>> Begin STORED DATA

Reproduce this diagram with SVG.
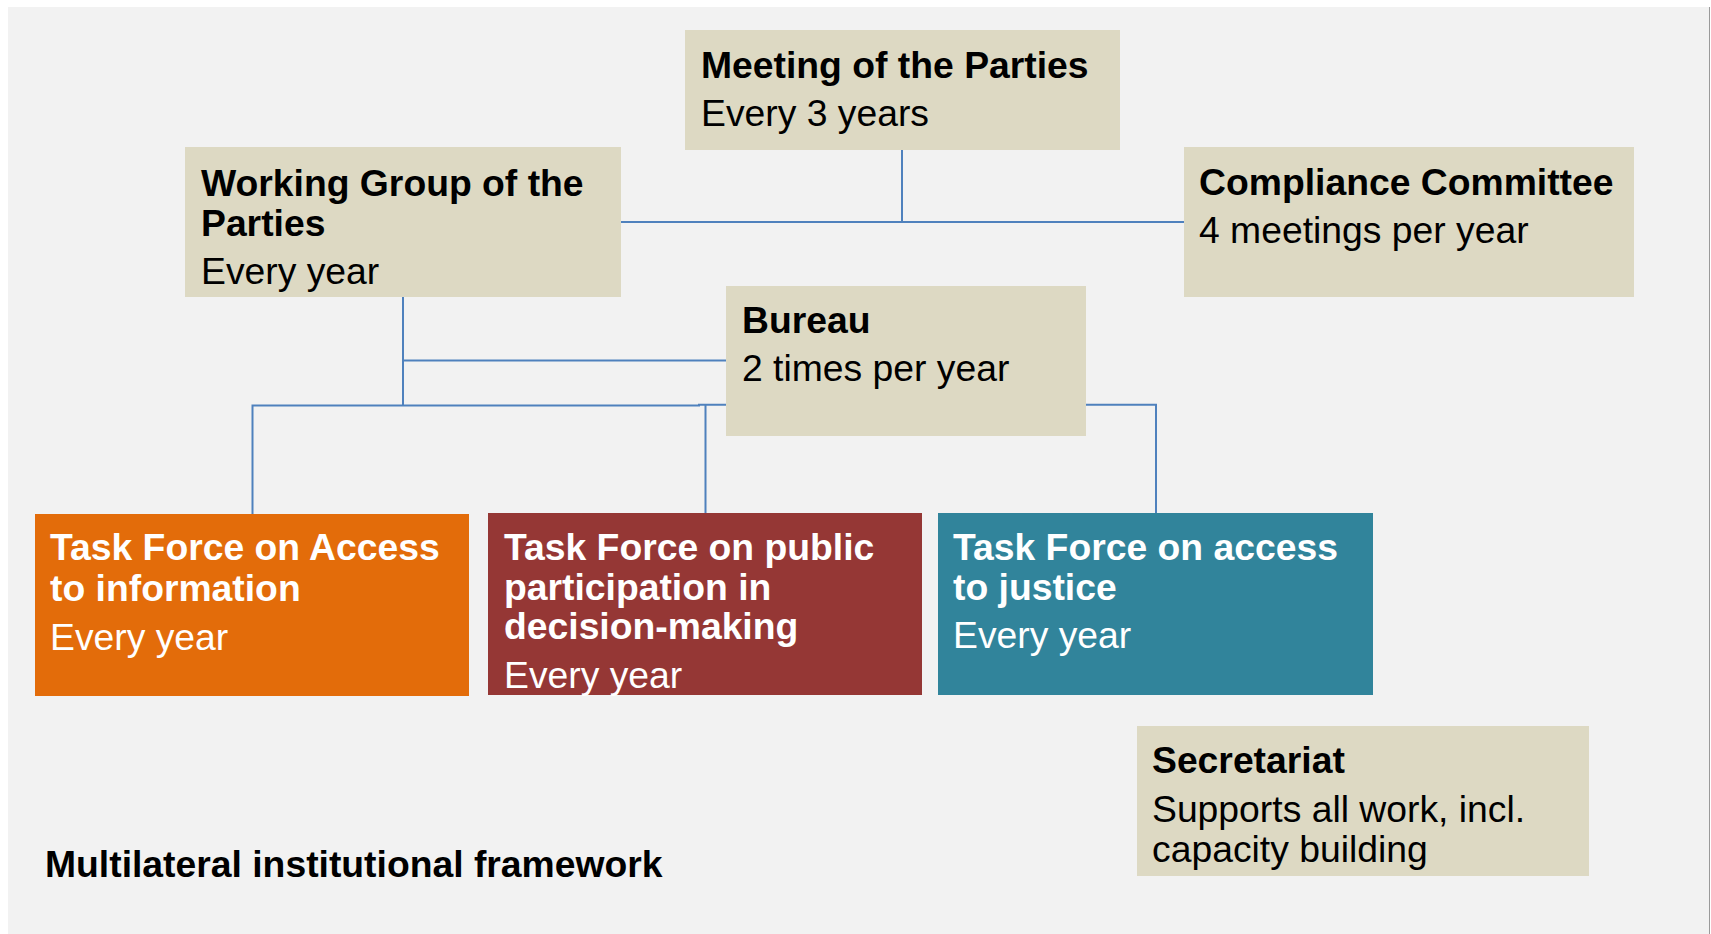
<svg xmlns="http://www.w3.org/2000/svg" width="1711" height="934" viewBox="0 0 1711 934">
  <style>
    .panel { fill: #F2F2F2; }
    .beige { fill: #DDD9C3; }
    .orange { fill: #E36C0A; }
    .red { fill: #953735; }
    .teal { fill: #31849B; }
    .conn { fill: none; stroke: #4F81BD; stroke-width: 2; }
    text { font-family: "Liberation Sans", Arial, sans-serif; font-size: 37.3px; }
    .t { font-weight: bold; fill: #000; }
    .s { fill: #000; }
    .tw { font-weight: bold; fill: #FFF; }
    .sw { fill: #FFF; }
  </style>

  <!-- slide background -->
  <rect x="0" y="0" width="1711" height="934" fill="#FFFFFF"/>
  <rect class="panel" x="8" y="7" width="1701" height="927"/>
  <line x1="1709.5" y1="7" x2="1709.5" y2="934" stroke="#9A9A9A" stroke-width="1"/>

  <!-- connectors -->
  <g id="connectors">
    <path class="conn" d="M902 150 V222"/>
    <path class="conn" d="M621 222 H1184"/>
    <path class="conn" d="M403 297 V405"/>
    <path class="conn" d="M403 360.5 H726"/>
    <path class="conn" d="M252.5 514 V405.5 H699 V404.7 H726"/>
    <path class="conn" d="M705.5 405 V513"/>
    <path class="conn" d="M1086 404.7 H1156 V513"/>
  </g>

  <g id="meeting-of-the-parties">
    <rect class="beige" x="685" y="30" width="435" height="120"/>
    <text class="t" x="701" y="78">Meeting of the Parties</text>
    <text class="s" x="701" y="126">Every 3 years</text>
  </g>

  <g id="working-group">
    <rect class="beige" x="185" y="147" width="436" height="150"/>
    <text class="t" x="201" y="196">Working Group of the</text>
    <text class="t" x="201" y="236">Parties</text>
    <text class="s" x="201" y="284">Every year</text>
  </g>

  <g id="compliance-committee">
    <rect class="beige" x="1184" y="147" width="450" height="150"/>
    <text class="t" x="1199" y="195">Compliance Committee</text>
    <text class="s" x="1199" y="243">4 meetings per year</text>
  </g>

  <g id="bureau">
    <rect class="beige" x="726" y="286" width="360" height="150"/>
    <text class="t" x="742" y="333">Bureau</text>
    <text class="s" x="742" y="381">2 times per year</text>
  </g>

  <g id="tf-access-information">
    <rect class="orange" x="35" y="514" width="434" height="182"/>
    <text class="tw" x="50" y="560">Task Force on Access</text>
    <text class="tw" x="50" y="601">to information</text>
    <text class="sw" x="50" y="650">Every year</text>
  </g>

  <g id="tf-public-participation">
    <rect class="red" x="488" y="513" width="434" height="182"/>
    <text class="tw" x="504" y="560">Task Force on public</text>
    <text class="tw" x="504" y="600">participation in</text>
    <text class="tw" x="504" y="639">decision-making</text>
    <text class="sw" x="504" y="688">Every year</text>
  </g>

  <g id="tf-access-justice">
    <rect class="teal" x="938" y="513" width="435" height="182"/>
    <text class="tw" x="953" y="560">Task Force on access</text>
    <text class="tw" x="953" y="600">to justice</text>
    <text class="sw" x="953" y="648">Every year</text>
  </g>

  <g id="secretariat">
    <rect class="beige" x="1137" y="726" width="452" height="150"/>
    <text class="t" x="1152" y="773">Secretariat</text>
    <text class="s" x="1152" y="822">Supports all work, incl.</text>
    <text class="s" x="1152" y="862">capacity building</text>
  </g>

  <g id="caption">
    <text class="t" x="45" y="877">Multilateral institutional framework</text>
  </g>
</svg>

>> End STORED DATA

_EXERCISE:_
Leave out the pictures and output the rest of the material exactly as written.

_TASK OUTPUT:_
Reproduce this diagram with SVG.
<svg xmlns="http://www.w3.org/2000/svg" width="1711" height="934" viewBox="0 0 1711 934">
  <style>
    .panel { fill: #F2F2F2; }
    .beige { fill: #DDD9C3; }
    .orange { fill: #E36C0A; }
    .red { fill: #953735; }
    .teal { fill: #31849B; }
    .conn { fill: none; stroke: #4F81BD; stroke-width: 2; }
    text { font-family: "Liberation Sans", Arial, sans-serif; font-size: 37.3px; }
    .t { font-weight: bold; fill: #000; }
    .s { fill: #000; }
    .tw { font-weight: bold; fill: #FFF; }
    .sw { fill: #FFF; }
  </style>

  <!-- slide background -->
  <rect x="0" y="0" width="1711" height="934" fill="#FFFFFF"/>
  <rect class="panel" x="8" y="7" width="1701" height="927"/>
  <line x1="1709.5" y1="7" x2="1709.5" y2="934" stroke="#9A9A9A" stroke-width="1"/>

  <!-- connectors -->
  <g id="connectors">
    <path class="conn" d="M902 150 V222"/>
    <path class="conn" d="M621 222 H1184"/>
    <path class="conn" d="M403 297 V405"/>
    <path class="conn" d="M403 360.5 H726"/>
    <path class="conn" d="M252.5 514 V405.5 H699 V404.7 H726"/>
    <path class="conn" d="M705.5 405 V513"/>
    <path class="conn" d="M1086 404.7 H1156 V513"/>
  </g>

  <g id="meeting-of-the-parties">
    <rect class="beige" x="685" y="30" width="435" height="120"/>
    <text class="t" x="701" y="78">Meeting of the Parties</text>
    <text class="s" x="701" y="126">Every 3 years</text>
  </g>

  <g id="working-group">
    <rect class="beige" x="185" y="147" width="436" height="150"/>
    <text class="t" x="201" y="196">Working Group of the</text>
    <text class="t" x="201" y="236">Parties</text>
    <text class="s" x="201" y="284">Every year</text>
  </g>

  <g id="compliance-committee">
    <rect class="beige" x="1184" y="147" width="450" height="150"/>
    <text class="t" x="1199" y="195">Compliance Committee</text>
    <text class="s" x="1199" y="243">4 meetings per year</text>
  </g>

  <g id="bureau">
    <rect class="beige" x="726" y="286" width="360" height="150"/>
    <text class="t" x="742" y="333">Bureau</text>
    <text class="s" x="742" y="381">2 times per year</text>
  </g>

  <g id="tf-access-information">
    <rect class="orange" x="35" y="514" width="434" height="182"/>
    <text class="tw" x="50" y="560">Task Force on Access</text>
    <text class="tw" x="50" y="601">to information</text>
    <text class="sw" x="50" y="650">Every year</text>
  </g>

  <g id="tf-public-participation">
    <rect class="red" x="488" y="513" width="434" height="182"/>
    <text class="tw" x="504" y="560">Task Force on public</text>
    <text class="tw" x="504" y="600">participation in</text>
    <text class="tw" x="504" y="639">decision-making</text>
    <text class="sw" x="504" y="688">Every year</text>
  </g>

  <g id="tf-access-justice">
    <rect class="teal" x="938" y="513" width="435" height="182"/>
    <text class="tw" x="953" y="560">Task Force on access</text>
    <text class="tw" x="953" y="600">to justice</text>
    <text class="sw" x="953" y="648">Every year</text>
  </g>

  <g id="secretariat">
    <rect class="beige" x="1137" y="726" width="452" height="150"/>
    <text class="t" x="1152" y="773">Secretariat</text>
    <text class="s" x="1152" y="822">Supports all work, incl.</text>
    <text class="s" x="1152" y="862">capacity building</text>
  </g>

  <g id="caption">
    <text class="t" x="45" y="877">Multilateral institutional framework</text>
  </g>
</svg>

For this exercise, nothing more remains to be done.